I have trained professionally as a flute repair tech and music educator, and have a broad range of experiences as a performer. I also have experience with a huge array of flutes with any imaginable material or specification, and can comment on the quality of various instruments, as well as guide people through the flute-buying process. I'm willing and able to discuss various flute gadgets (Valgon rings, Foster extensions, etc.) as well.

I'm very familiar with piccolo, alto, and other harmony flutes (including those in unusual keys, such as Eb flute, Db piccolo, G treble, Ab alto piccolo, Flute D'amore, Contrabass, etc.).

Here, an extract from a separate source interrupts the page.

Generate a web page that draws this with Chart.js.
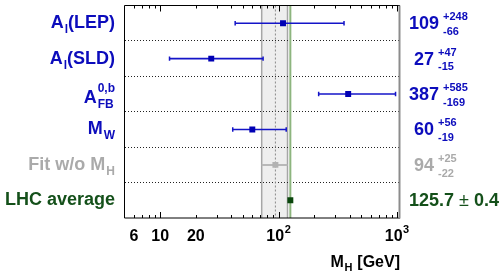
<!DOCTYPE html>
<html><head><meta charset="utf-8">
<script src="https://cdn.jsdelivr.net/npm/chart.js@4.4.1/dist/chart.umd.min.js"></script>
<style>html,body{margin:0;padding:0;background:#fff;overflow:hidden}</style>
</head><body>
<canvas id="c" width="501" height="280"></canvas>
<script>
// ---- data ----
const labelMain = ['A', 'A', 'A', 'M', 'Fit w/o M', 'LHC average'];
const labelSub  = ['l', 'l', 'FB', 'W', 'H', ''];
const labelSup  = ['', '', '0,b', '', '', ''];
const labelTail = ['(LEP)', '(SLD)', '', '', '', ''];
const central  = [109, 27, 387, 60, 94, 125.7];
const errPlus  = [248, 47, 585, 56, 25, 0.4];
const errMinus = [66, 15, 169, 19, 22, 0.4];
const tickValues = [6, 10, 20, 100, 1000];
const tickLabels = ['6', '10', '20', '10^2', '10^3'];
const minorTickValues = [6, 7, 8, 9, 20, 30, 40, 50, 60, 70, 80, 90, 200, 300, 400, 500, 600, 700, 800, 900];
const majorTickValues = [10, 100, 1000];
const axisTitleMain = 'M';
const axisTitleSub = 'H';
const axisTitleTail = ' [GeV]';

// ---- styles ----
const FONT = '"Liberation Sans", Arial, Helvetica, sans-serif';
const textColor   = ['#0c0cbc', '#0c0cbc', '#0c0cbc', '#0c0cbc', '#aaaaaa', '#14501a'];
const markerColor = ['#0000b4', '#0000b4', '#0000b4', '#0000b4', '#b2b2b2', '#0a460c'];
const barColor    = ['#1414c8', '#1414c8', '#1414c8', '#1414c8', '#b8b8b8', '#0a460c'];
const FIT = 4, LHC = 5;
const rowY = i => i + 0.5;

const datasets = [];
datasets.push({
  data: [{x: central[LHC], y: 0}, {x: central[LHC], y: 6}],
  showLine: true, borderColor: '#8db57e', borderWidth: 2, pointRadius: 0, order: 5
});
datasets.push({
  data: [{x: central[FIT], y: 0}, {x: central[FIT], y: 6}],
  showLine: true, borderColor: '#8a8a8a', borderWidth: 1, borderDash: [2, 2], pointRadius: 0, order: 5
});
central.forEach((c, i) => {
  datasets.push({
    data: [{x: c - errMinus[i], y: rowY(i)}, {x: c + errPlus[i], y: rowY(i)}],
    showLine: true, borderColor: barColor[i], borderWidth: i === FIT ? 2 : 1.6,
    pointStyle: 'line', pointRotation: 90, pointRadius: i < FIT ? 2.2 : 0,
    pointBorderColor: barColor[i], pointBorderWidth: 1.5, order: 3
  });
});
datasets.push({
  data: central.map((c, i) => ({x: c, y: rowY(i)})),
  pointStyle: 'rect', pointRadius: 4.2, pointBackgroundColor: markerColor,
  pointBorderWidth: 0, order: 1
});

function drawLabel(ctx, i, xr, yc) {
  const main = labelMain[i], sub = labelSub[i], sup = labelSup[i], tail = labelTail[i];
  const base = yc + (sup ? 8.5 : 5);
  ctx.fillStyle = textColor[i];
  ctx.textAlign = 'left'; ctx.textBaseline = 'alphabetic';
  ctx.font = 'bold 18px ' + FONT;
  const wm = ctx.measureText(main).width;
  const wt = tail ? ctx.measureText(tail).width : 0;
  ctx.font = 'bold 12px ' + FONT;
  const ws = sub ? ctx.measureText(sub).width : 0;
  const wp = sup ? ctx.measureText(sup).width : 0;
  const wss = (sub || sup) ? Math.max(ws, wp) + 1 : 0;
  let x = xr - wt - wss - wm;
  ctx.font = 'bold 18px ' + FONT;
  ctx.fillText(main, x, base);
  x += wm + ((sub || sup) ? 1 : 0);
  ctx.font = 'bold 12px ' + FONT;
  if (sup) ctx.fillText(sup, x, base - 10.5);
  if (sub) ctx.fillText(sub, x, base + 5);
  x += Math.max(ws, wp);
  if (tail) { ctx.font = 'bold 18px ' + FONT; ctx.fillText(tail, x, base); }
}

function drawValue(ctx, i, xl, xc, yc) {
  ctx.fillStyle = textColor[i];
  ctx.textAlign = 'left'; ctx.textBaseline = 'alphabetic';
  const s = String(central[i]);
  const base = yc + 6;
  if (errPlus[i] === errMinus[i]) {
    let x = xl;
    ctx.font = 'bold 18px ' + FONT;
    ctx.fillText(s, x, base); x += ctx.measureText(s + ' ').width;
    ctx.font = '18px ' + FONT;
    ctx.fillText('\u00B1', x, base); x += ctx.measureText('\u00B1').width;
    ctx.font = 'bold 18px ' + FONT;
    x += ctx.measureText(' ').width;
    ctx.fillText(String(errPlus[i]), x, base);
  } else {
    ctx.font = 'bold 18px ' + FONT;
    const w = ctx.measureText(s).width;
    const x0 = xc - w / 2;
    ctx.fillText(s, x0, base);
    ctx.font = 'bold 11px ' + FONT;
    ctx.fillText('+' + errPlus[i], x0 + w + 4, yc - 3);
    ctx.fillText('-' + errMinus[i], x0 + w + 4, yc + 11.7);
  }
}

function drawTickLabel(ctx, label, px, base) {
  const parts = label.split('^');
  ctx.font = 'bold 16px ' + FONT;
  const wb = ctx.measureText(parts[0]).width;
  let we = 0;
  if (parts[1]) { ctx.font = 'bold 11px ' + FONT; we = ctx.measureText(parts[1]).width + 0.5; }
  const x0 = px - (wb + we) / 2;
  ctx.font = 'bold 16px ' + FONT;
  ctx.fillText(parts[0], x0, base);
  if (parts[1]) { ctx.font = 'bold 11px ' + FONT; ctx.fillText(parts[1], x0 + wb + 0.5, base - 7.5); }
}

const decor = {
  id: 'decor',
  beforeDraw(chart) {
    const {ctx, chartArea: a, scales: {x}} = chart;
    ctx.save();
    ctx.fillStyle = '#fff';
    ctx.fillRect(0, 0, chart.width, chart.height);
    const x0 = x.getPixelForValue(central[FIT] - errMinus[FIT]);
    const x1 = x.getPixelForValue(central[FIT] + errPlus[FIT]);
    ctx.fillStyle = '#eeeeee';
    ctx.fillRect(x0, a.top, x1 - x0, a.bottom - a.top);
    ctx.strokeStyle = '#a6a6a6'; ctx.lineWidth = 1.5;
    ctx.beginPath();
    ctx.moveTo(x0, a.top); ctx.lineTo(x0, a.bottom);
    ctx.moveTo(x1, a.top); ctx.lineTo(x1, a.bottom);
    ctx.stroke();
    ctx.restore();
  },
  afterDraw(chart) {
    const {ctx, chartArea: a, scales: {x, y}} = chart;
    ctx.save();
    // frame
    ctx.strokeStyle = '#000'; ctx.lineWidth = 1;
    ctx.beginPath();
    ctx.moveTo(a.left, a.top); ctx.lineTo(a.right, a.top);
    ctx.moveTo(a.left, a.top); ctx.lineTo(a.left, a.bottom);
    ctx.moveTo(a.left, a.bottom); ctx.lineTo(a.right, a.bottom);
    ctx.stroke();
    ctx.strokeStyle = '#8c8c8c'; ctx.lineWidth = 2;
    ctx.beginPath(); ctx.moveTo(a.right - 0.5, a.top); ctx.lineTo(a.right - 0.5, a.bottom + 0.5); ctx.stroke();
    // inward ticks
    ctx.strokeStyle = '#000'; ctx.lineWidth = 1;
    ctx.beginPath();
    const tick = (v, len) => {
      const px = Math.round(x.getPixelForValue(v)) + 0.5;
      ctx.moveTo(px, a.bottom); ctx.lineTo(px, a.bottom - len);
      ctx.moveTo(px, a.top); ctx.lineTo(px, a.top + len);
    };
    minorTickValues.forEach(v => tick(v, 3));
    majorTickValues.forEach(v => tick(v, 6));
    ctx.stroke();
    // tick labels
    ctx.fillStyle = '#000'; ctx.textAlign = 'left'; ctx.textBaseline = 'alphabetic';
    tickValues.forEach((v, k) => drawTickLabel(ctx, tickLabels[k], x.getPixelForValue(v), a.bottom + 22.7));
    // row labels and values
    central.forEach((c, i) => {
      const yc = y.getPixelForValue(rowY(i));
      drawLabel(ctx, i, a.left - 9.5, yc);
      drawValue(ctx, i, a.right + 9, a.right + 24, yc);
    });
    // axis title
    ctx.fillStyle = '#000'; ctx.textAlign = 'left'; ctx.textBaseline = 'alphabetic';
    ctx.font = 'bold 16px ' + FONT;
    const wM = ctx.measureText(axisTitleMain).width;
    const wT = ctx.measureText(axisTitleTail).width;
    ctx.font = 'bold 11px ' + FONT;
    const wH = ctx.measureText(axisTitleSub).width;
    let tx = a.right - wT - wH - wM - 1;
    const tb = 266.5;
    ctx.font = 'bold 16px ' + FONT;
    ctx.fillText(axisTitleMain, tx, tb); tx += wM + 0.5;
    ctx.font = 'bold 11px ' + FONT;
    ctx.fillText(axisTitleSub, tx, tb + 4); tx += wH + 0.5;
    ctx.font = 'bold 16px ' + FONT;
    ctx.fillText(axisTitleTail, tx, tb);
    ctx.restore();
  }
};

new Chart(document.getElementById('c'), {
  type: 'scatter',
  data: {datasets},
  plugins: [decor],
  options: {
    responsive: false, animation: false, devicePixelRatio: 1, events: [],
    layout: {padding: {left: 124.5, right: 101, top: 3, bottom: 0}},
    plugins: {legend: {display: false}, tooltip: {enabled: false}},
    scales: {
      x: {
        type: 'logarithmic', min: 5, max: 1060, position: 'bottom',
        grid: {display: false, drawTicks: false}, border: {display: false},
        afterBuildTicks: s => { s.ticks = tickValues.map(v => ({value: v})); },
        afterFit: s => { s.height = 62; },
        ticks: {display: false}
      },
      y: {
        type: 'linear', min: 0, max: 6, reverse: true,
        ticks: {display: false, stepSize: 1},
        grid: {
          drawTicks: false, lineWidth: 1,
          color: c => (c.tick && c.tick.value > 0 && c.tick.value < 6) ? '#222' : 'rgba(0,0,0,0)'
        },
        border: {display: false, dash: [1, 2]},
        afterFit: s => { s.width = 0; }
      }
    }
  }
});
</script>
</body></html>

I am also glad to offer advice on how to approach difficulties within pieces of music, offer teaching tips to those who give lessons, or answer just about any other flute-related query you can throw at me!

Please note, however, that I am not an appraisal service, and will not provide estimates of value. Please do not ask me about the value of your flute. I also must decline to date instruments based on their serial numbers.


I'm a professional repair tech with years of experience, and a veteran high school band director. I've maintained a successful studio for private flute lessons for many years, and have performed professionally in just about any imaginable venue.

I have bachelor's degrees in music education and performance from highly regarded universities, and have trained with one of the best flute techs/flute makers in the US.